We all belong to organizations of some sort. Whether its work, military, scouts, soccer league, book club, or some sports team. And all organizations have certain characteristics: routines and business process, politics, culture, reciprocal relationship with environments, and structure. This chapter begins by dissecting an organization from both a technical and behavioral point of view. The technical definition focuses on three elements: capital and labor; inputs from the environment; and outputs to the environment. The behavioral view emphasizes group relationships, values, and structures. These two definitions are not contradictory. The technical definition focuses on thousands of firms in competitive markets whereas the behavioral definition focuses on individual firms and an gaiai ie kigs.
The issue comes up in the last sentence which should end, "focuses on individual firms and an organization's inner workings." As you can see above in the copy from the PDF it gets garbled. Below is the output of the pdf when run through the script.
We all belong to organizations of some sort. Whether its work, military, scouts, soccer league, book club, or some sports team. And all organizations have certain characteristics: routines and business process, politics, culture, reciprocal relationship with environments, and structure.
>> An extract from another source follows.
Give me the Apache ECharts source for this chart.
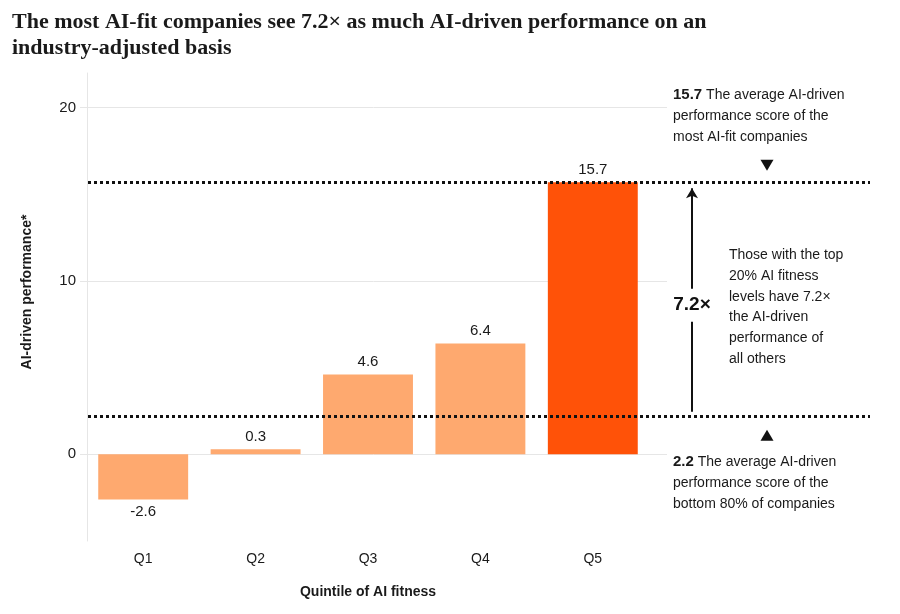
<!DOCTYPE html>
<html>
<head>
<meta charset="utf-8">
<script src="https://cdn.jsdelivr.net/npm/echarts@6/dist/echarts.min.js"></script>
<style>
  html, body { margin: 0; padding: 0; background: #fff; }
  #chart { width: 900px; height: 614px; }
</style>
</head>
<body>
<div id="chart"></div>
<script>
// data
const quintiles = ["Q1", "Q2", "Q3", "Q4", "Q5"];
const performance = [-2.6, 0.3, 4.6, 6.4, 15.7];
const highlighted = [false, false, false, false, true];
const yTicks = [0, 10, 20];
const topAvg = 15.7;    // most AI-fit companies
const bottomAvg = 2.2;  // bottom 80%
const multipleText = "7.2×";

const LIGHT = "#fea96f";
const DARK = "#ff5208";
const INK = "#1a1a1a";
const SANS = "Liberation Sans, Arial, sans-serif";

const chart = echarts.init(document.getElementById("chart"), null, { renderer: "canvas" });

// annotation grid uses a plain 0..782 x scale (grid width in px)
const arrowX = 604;
const markerX = 679;

const barData = performance.map((v, i) => ({
  value: v,
  itemStyle: { color: highlighted[i] ? DARK : LIGHT },
  label: v < 0 ? { position: "bottom" } : undefined,
}));

chart.setOption({
  animation: false,
  title: {
    text: "The most AI-fit companies see 7.2× as much AI-driven performance on an\nindustry-adjusted basis",
    left: 7,
    top: 4,
    textStyle: {
      fontFamily: "Liberation Serif, serif",
      fontWeight: "bold",
      fontSize: 22,
      lineHeight: 26,
      color: INK,
    },
  },
  grid: [
    { left: 80, right: 233, top: 73, bottom: 73 },
    { left: 87, right: 251, top: 73, bottom: 73 },
    { left: 88, right: 30, top: 73, bottom: 73 },
  ],
  xAxis: [
    { gridIndex: 0, type: "value", show: false, min: 0, max: 1 },
    {
      gridIndex: 1,
      type: "category",
      data: quintiles,
      axisLine: { show: false },
      axisTick: { show: false },
      axisLabel: { fontSize: 14, color: INK, fontFamily: SANS, margin: 11 },
      name: "Quintile of AI fitness",
      nameLocation: "middle",
      nameGap: 44,
      nameTextStyle: { fontSize: 14, fontWeight: "bold", color: INK, fontFamily: SANS },
    },
    { gridIndex: 2, type: "value", show: false, min: 0, max: 782 },
  ],
  yAxis: [
    {
      gridIndex: 0,
      type: "value",
      min: -5,
      max: 22,
      axisLine: { show: false },
      axisTick: { show: false, customValues: yTicks },
      axisLabel: { customValues: yTicks, fontSize: 15, color: INK, fontFamily: SANS, margin: 4 },
      splitLine: { show: true, lineStyle: { color: "#e6e6e6", width: 1 } },
    },
    {
      gridIndex: 1,
      type: "value",
      min: -5,
      max: 22,
      axisLine: { show: true, lineStyle: { color: "#e6e6e6", width: 1 } },
      axisTick: { show: false },
      axisLabel: { show: false },
      splitLine: { show: false },
    },
    { gridIndex: 2, type: "value", min: -5, max: 22, show: false },
  ],
  series: [
    {
      name: "AI-driven performance",
      type: "bar",
      xAxisIndex: 1,
      yAxisIndex: 1,
      barWidth: "80%",
      data: barData,
      label: {
        show: true,
        position: "top",
        distance: 5,
        fontSize: 15,
        color: INK,
        fontFamily: SANS,
      },
      z: 2,
    },
    {
      name: "markers",
      type: "scatter",
      xAxisIndex: 2,
      yAxisIndex: 2,
      silent: true,
      symbol: "triangle",
      symbolSize: [13, 11],
      itemStyle: { color: "#111", opacity: 1 },
      data: [
        { value: [markerX, topAvg], symbolRotate: 180, symbolOffset: [0, -17] },
        { value: [markerX, bottomAvg], symbolOffset: [0, 19] },
      ],
      markLine: {
        silent: true,
        symbol: "none",
        label: { show: false },
        lineStyle: { color: "#111", type: [3, 3], width: 3, opacity: 1 },
        data: [
          { yAxis: topAvg },
          { yAxis: bottomAvg },
          [
            { coord: [arrowX, bottomAvg + 0.25], symbol: "none" },
            {
              coord: [arrowX, topAvg - 0.35],
              symbol: "arrow",
              symbolSize: [9, 10],
              lineStyle: { type: "solid", width: 2, color: "#111" },
            },
          ],
        ],
      },
      z: 3,
    },
    {
      name: "multiple",
      type: "scatter",
      xAxisIndex: 2,
      yAxisIndex: 2,
      silent: true,
      symbolSize: 0,
      itemStyle: { opacity: 1 },
      data: [[arrowX, (topAvg + bottomAvg) / 2]],
      label: {
        show: true,
        position: "inside",
        offset: [0, 6],
        formatter: multipleText,
        fontSize: 19,
        fontWeight: "bold",
        color: "#111",
        fontFamily: SANS,
        backgroundColor: "#fff",
        padding: [7, 2],
      },
      z: 10,
    },
  ],
  graphic: [
    {
      type: "text",
      x: 27,
      y: 292,
      rotation: Math.PI / 2,
      style: {
        text: "AI-driven performance*",
        fontFamily: SANS,
        fontSize: 14,
        fontWeight: "bold",
        fill: INK,
        align: "center",
        verticalAlign: "middle",
      },
    },
    {
      type: "text",
      x: 673,
      y: 85,
      style: {
        text: "{b|15.7} The average AI-driven\nperformance score of the\nmost AI-fit companies",
        fontFamily: SANS,
        fontSize: 14,
        lineHeight: 20.7,
        fill: INK,
        rich: { b: { fontWeight: "bold", fontSize: 15, fontFamily: SANS, lineHeight: 20.7, fill: INK } },
      },
    },
    {
      type: "text",
      x: 729,
      y: 245,
      style: {
        text: "Those with the top\n20% AI fitness\nlevels have 7.2×\nthe AI-driven\nperformance of\nall others",
        fontFamily: SANS,
        fontSize: 14,
        lineHeight: 20.7,
        fill: INK,
      },
    },
    {
      type: "text",
      x: 673,
      y: 452,
      style: {
        text: "{b|2.2} The average AI-driven\nperformance score of the\nbottom 80% of companies",
        fontFamily: SANS,
        fontSize: 14,
        lineHeight: 20.7,
        fill: INK,
        rich: { b: { fontWeight: "bold", fontSize: 15, fontFamily: SANS, lineHeight: 20.7, fill: INK } },
      },
    },
  ],
});
</script>
</body>
</html>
This chapter begins by dissecting an organization from both a technical and behavioral point of view. The technical definition focuses on three elements: capital and labor; inputs from the environment; and outputs to the environment. The behavioral view emphasizes group relationships, values, and structures. These two definitions are not contradictory. The technical definition focuses on thousands of firms in competitive markets whereas the behavioral definition focuses on individual firms and an ga i a i i e ki gs.
This seems to happen any time there is an apostrophe and the output change does not seem to follow a structure. I have tried using many different PDF modules (pdfminer, PyPDF2, etc.) and they all produce the same result.
edit - also tried running it through calibre and got the same result.
Any help would be appreciated.